In reaching its decision, the court noted that historically the agency has “rarely, if ever” considered physical proximity to be essential for aggregation. As such, the Summit decision will require a significant change in agency policy in this area. This change is relevant across regulated industries, but is particularly relevant to oil and gas operations, which environmental groups have recently suggested should be subject to aggregation on a more regular basis.
The decision is now binding precedent in 6th Circuit states—Kentucky, Michigan, Ohio and Tennessee—and will no doubt have ripple effects across the country as the 6th Circuit’s arguments find their way into briefs and petitions in ongoing judicial and administrative matters related to source designations. The agency may seek a rehearing before the 6th Circuit en banc or U.S. Supreme Court review. In the near term, however, EPA must decide how the decision impacts its currently pending source determinations. As a practical matter, a judicial decision will generally only impact future decisions and cases still open for review. However, entities currently regulated under Title V should review the source designations embodied in their current permits in light of this new judicial precedent.
EPA has recently reiterated that source determinations should be made using the agency’s 2009 guidance memorandum, Withdrawal of Source Determinations for Oil and Gas Industries (the “McCarthy Memorandum”). Importantly, the Summit court did not find fault with the McCarthy Memorandum, noting that the document “promotes a neutral and plain meaning application of the EPA’s Title V plan, directing permitting authorities to “rely foremost on the three [Aggregation Factors]” and “concedes that at the end of any case-by-case analysis, proximity may well be the overwhelming and determinative factor.”
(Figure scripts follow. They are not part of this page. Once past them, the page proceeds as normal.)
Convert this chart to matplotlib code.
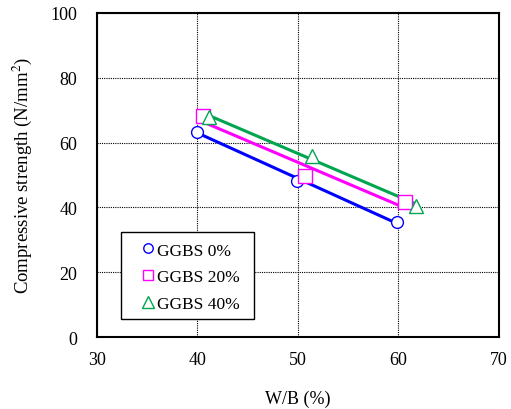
import numpy as np
import matplotlib.pyplot as plt
from matplotlib.patches import Rectangle

plt.rcParams['font.family'] = ['Liberation Serif', 'DejaVu Serif']
plt.rcParams['mathtext.fontset'] = 'stix'

# measured points (W/B %, strength N/mm2)
wb_0 = [40.0, 49.9, 59.9]
cs_0 = [63.4, 48.2, 35.4]
wb_20 = [40.5, 50.7, 60.6]
cs_20 = [68.1, 49.6, 41.6]
wb_40 = [41.1, 51.4, 61.7]
cs_40 = [67.8, 56.0, 40.5]

labels = ["GGBS 0%", "GGBS 20%", "GGBS 40%"]
colors = ["#0000ff", "#ff00ff", "#00a550"]
markers = ["o", "s", "^"]
msizes = [8.5, 9.5, 10.5]

fig = plt.figure(figsize=(5.11, 4.10), dpi=100)
ax = fig.add_axes([0.1898, 0.1756, 0.7867, 0.7903])

for x, y, lab, c, m, ms in zip([wb_0, wb_20, wb_40], [cs_0, cs_20, cs_40], labels, colors, markers, msizes):
    x = np.array(x)
    y = np.array(y)
    # linear fit line across the data range
    k, b = np.polyfit(x, y, 1)
    ax.plot([x.min(), x.max()], [k * x.min() + b, k * x.max() + b], color=c, lw=2.2, zorder=2)
    ax.plot(x, y, m, mfc='white', mec=c, mew=1.0, ms=ms, ls='none', label=lab, zorder=3)

ax.set_xlim(30, 70)
ax.set_ylim(0, 100)
ax.set_xticks([30, 40, 50, 60, 70])
ax.set_yticks([0, 20, 40, 60, 80, 100])
ax.grid(True, color='black', ls=(0, (1, 1)), lw=0.8)
ax.tick_params(length=0, labelsize=13)
ax.tick_params(axis='x', pad=10)
ax.tick_params(axis='y', pad=14)
for s in ax.spines.values():
    s.set_linewidth(1.5)

ax.set_xlabel("W/B (%)", fontsize=13, labelpad=16)
ax.set_ylabel("Compressive strength (N/mm$^2$)", fontsize=13.5, labelpad=12)

# legend box drawn separately, entries placed inside it
box = Rectangle((0.0597, 0.0556), 0.3308, 0.2684, transform=ax.transAxes,
                facecolor='white', edgecolor='black', lw=1.0, zorder=4)
ax.add_patch(box)
handles, labs = ax.get_legend_handles_labels()
leg = ax.legend(handles, labs, loc='center left', bbox_to_anchor=(0.1107, 0.185), fontsize=12.5,
                frameon=False, handletextpad=0.1, handlelength=0.8, borderpad=0,
                labelspacing=0.6, markerscale=0.8, borderaxespad=0)
leg.set_zorder(5)

fig.savefig("out.png", dpi=100)
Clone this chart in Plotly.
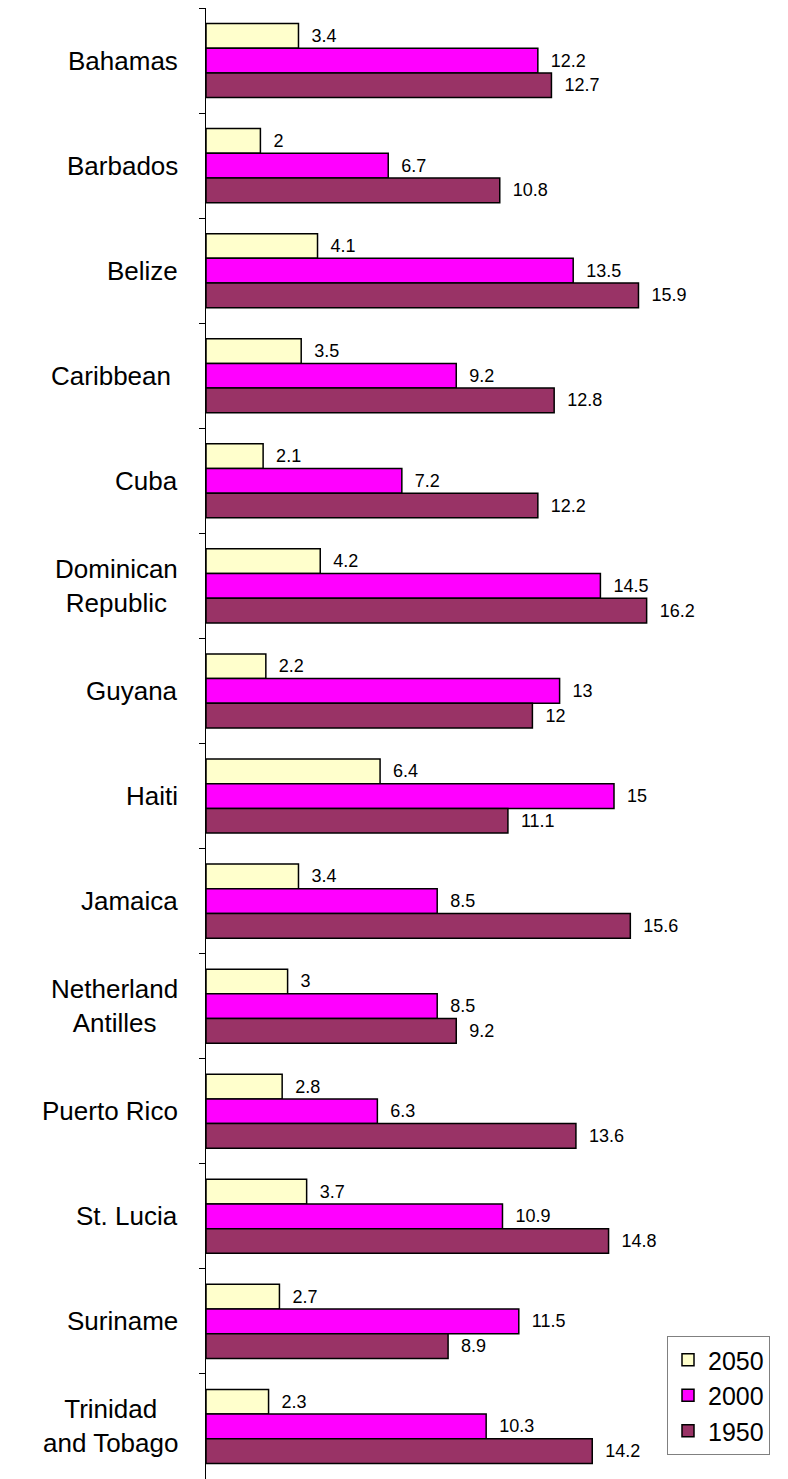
import plotly.graph_objects as go

countries = ["Bahamas", "Barbados", "Belize", "Caribbean\u00a0", "Cuba",
             "Dominican<br>Republic", "Guyana", "Haiti", "Jamaica",
             "Netherland<br>Antilles", "Puerto Rico", "St. Lucia", "Suriname",
             "Trinidad<br>and Tobago"]
v2050 = [3.4, 2, 4.1, 3.5, 2.1, 4.2, 2.2, 6.4, 3.4, 3, 2.8, 3.7, 2.7, 2.3]
v2000 = [12.2, 6.7, 13.5, 9.2, 7.2, 14.5, 13, 15, 8.5, 8.5, 6.3, 10.9, 11.5, 10.3]
v1950 = [12.7, 10.8, 15.9, 12.8, 12.2, 16.2, 12, 11.1, 15.6, 9.2, 13.6, 14.8, 8.9, 14.2]

series = [("2050", v2050, "#FFFFCC"), ("2000", v2000, "#FF00FF"), ("1950", v1950, "#993366")]

FONT = "Arial, Liberation Sans, sans-serif"

fig = go.Figure()
for name, vals, color in series:
    fig.add_trace(go.Bar(
        y=countries, x=vals, name=name, orientation="h",
        marker=dict(color=color, line=dict(color="black", width=1.5)),
        texttemplate="\u00a0\u00a0%{x}", textposition="outside",
        textfont=dict(family=FONT, size=18, color="black"),
        constraintext="none", cliponaxis=False,
    ))

for c in countries:
    fig.add_annotation(
        x=0, xref="paper", y=c, yref="y", text=c, showarrow=False,
        xanchor="right", align="center", xshift=-26,
        font=dict(family=FONT, size=26, color="black"),
    )

fig.update_layout(
    width=788, height=1479,
    margin=dict(l=198, r=46, t=0, b=8, autoexpand=False),
    barmode="group", bargap=0.295, bargroupgap=0,
    plot_bgcolor="white", paper_bgcolor="white",
    showlegend=True,
    legend=dict(
        xref="container", yref="container", x=659/788, y=1 - 1328/1479,
        xanchor="left", yanchor="top",
        font=dict(family=FONT, size=25, color="black"),
        bgcolor="white", bordercolor="#808080", borderwidth=1,
        traceorder="normal",
    ),
    xaxis=dict(range=[0, 20], showgrid=False, zeroline=False, showline=False,
               showticklabels=False, ticks=""),
    yaxis=dict(autorange="reversed", type="category", showgrid=False,
               showline=True, linecolor="black", linewidth=1,
               ticks="outside", ticklen=6, tickcolor="black", tickson="boundaries",
               showticklabels=False),
)

fig.write_html("out.html")
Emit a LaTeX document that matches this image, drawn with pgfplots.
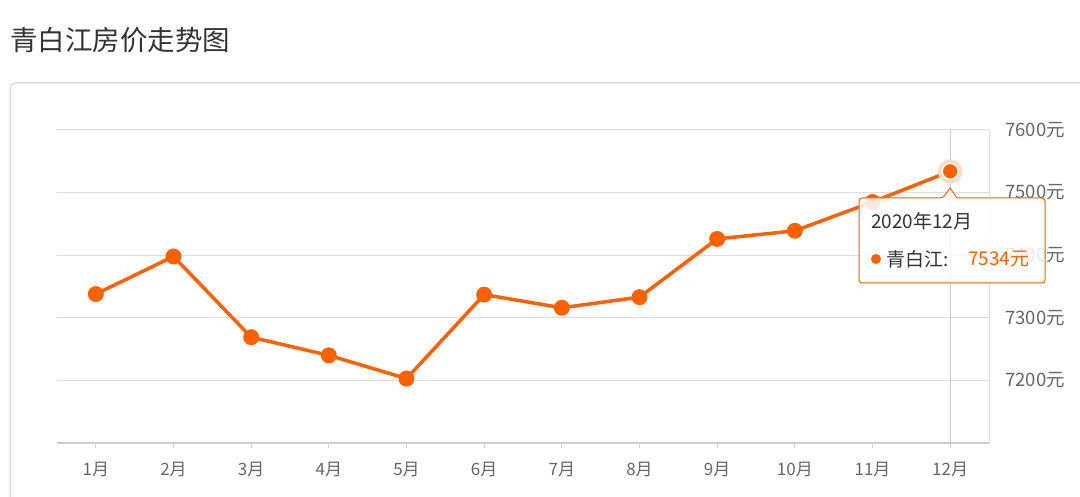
\documentclass[border=0pt]{standalone}
\usepackage{pgfplots}
\pgfplotsset{compat=1.18}
\usepackage{fontspec}
\setmainfont{Noto Sans CJK SC}
\definecolor{org}{HTML}{FF6000}
\definecolor{gridc}{HTML}{DDDDDD}
\definecolor{axc}{HTML}{CCCCCC}
\definecolor{tickc}{HTML}{666666}
\definecolor{titlec}{HTML}{333333}
\begin{document}
\begin{tikzpicture}[x=1pt,y=1pt]
\useasboundingbox (0,0) rectangle (1080,497);
% title
\node[anchor=west, inner sep=0pt, text=titlec, font=\fontsize{27.5}{31}\selectfont] at (10,457) {青白江房价走势图};
% panel
\draw[gridc, line width=1.5pt, rounded corners=6pt] (10,-20) -- (10,414) -- (1100,414);
\begin{axis}[
  at={(57pt,54pt)}, anchor=south west,
  width=932pt, height=313pt, scale only axis,
  xmin=0.5, xmax=12.5, ymin=7100, ymax=7600,
  axis x line*=bottom, axis y line*=right,
  x axis line style={draw=axc, line width=2pt, -},
  y axis line style={draw=gridc, line width=1pt, -},
  xtick={1,...,12},
  xticklabels={1月,2月,3月,4月,5月,6月,7月,8月,9月,10月,11月,12月},
  ytick={7200,7300,7400,7500,7600},
  yticklabels={7200元,7300元,7400元,7500元,7600元},
  tick align=outside,
  major tick length=5pt,
  x tick style={draw=axc, line width=1pt},
  y tick style={draw=none},
  ymajorgrids,
  grid style={draw=gridc, line width=1pt},
  xticklabel style={font=\fontsize{17}{19}\selectfont, text=tickc, anchor=north, inner sep=0pt, yshift=-14pt},
  yticklabel style={font=\fontsize{18.5}{20}\selectfont, text=tickc, anchor=west, inner sep=0pt, xshift=11pt},
  clip=false,
]
\draw[axc, line width=1pt] (axis cs:12,7100) -- (axis cs:12,7600);
\addplot[org, line width=3.5pt, mark=*, mark size=6.2pt, mark options={fill=org, draw=none}]
  coordinates {(1,7338) (2,7398) (3,7269) (4,7240) (5,7203) (6,7337) (7,7316) (8,7333) (9,7426) (10,7439) (11,7485) (12,7534)};
\addplot[org!22, only marks, mark=*, mark size=12pt, mark options={fill=org!22, draw=none}]
  coordinates {(12,7534)};
\addplot[org, only marks, mark=*, mark size=8pt, mark options={fill=org, draw=white, line width=1.5pt}]
  coordinates {(12,7534)};
\end{axis}
% tooltip
\draw[org, line width=1pt, fill=white, fill opacity=0.85, rounded corners=3pt]
  (859,214) -- (859,299) -- (943,299) [sharp corners] -- (950,309) -- (957,299) [rounded corners=3pt] -- (1045,299) -- (1045,214) -- cycle;
\node[anchor=west, inner sep=0pt, text=titlec, font=\fontsize{19}{21}\selectfont] at (871,276) {2020年12月};
\fill[org] (876,238) circle (5);
\node[anchor=west, inner sep=0pt, text=titlec, font=\fontsize{19}{21}\selectfont] at (886,238) {青白江:};
\node[anchor=west, inner sep=0pt, text=org, font=\fontsize{19}{21}\selectfont] at (968,238) {7534元};
\end{tikzpicture}
\end{document}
Regulated entities and the EPA are therefore left with the three Aggregation Factors, with the gloss of EPA’s “functional interrelatedness” analysis stripped off of the adjacency factor.
Note that applicability of the agency’s recent New Source Performance Standards (NSPS) for the oil and gas industry, e.g. “green completion” requirements for certain gas production wells, will not be affected a change in EPA’s source designation policy following Summit because those standards apply to specified source types without regard to emission thresholds. However, aggregation of these sources with others, e.g. pipelines and processing units, to make a single major source would layer additional Title V obligations for the affected sources on top of the new NSPS requirements.
The dissenting opinion in Summit makes the salient point that the majority’s concept of “adjacency,” while exclusively related to physical proximity, does not have a set meaning as to a specific distance. The dissent argues that “absent a bright-line rule as to how far is too far for numerous sources to be considered adjacent,” source designations on the basis of adjacency may continue to be subjective. While the majority’s decision does not resolve this issue, source proximity, on its face, seems to pose a far more predictable and limited question than the agency’s previous inquiries into shared source function and purpose.
As such, the answer to the question of “how far is too far” now appears to be, in the 6th Circuit at least, not as far as it used it to be.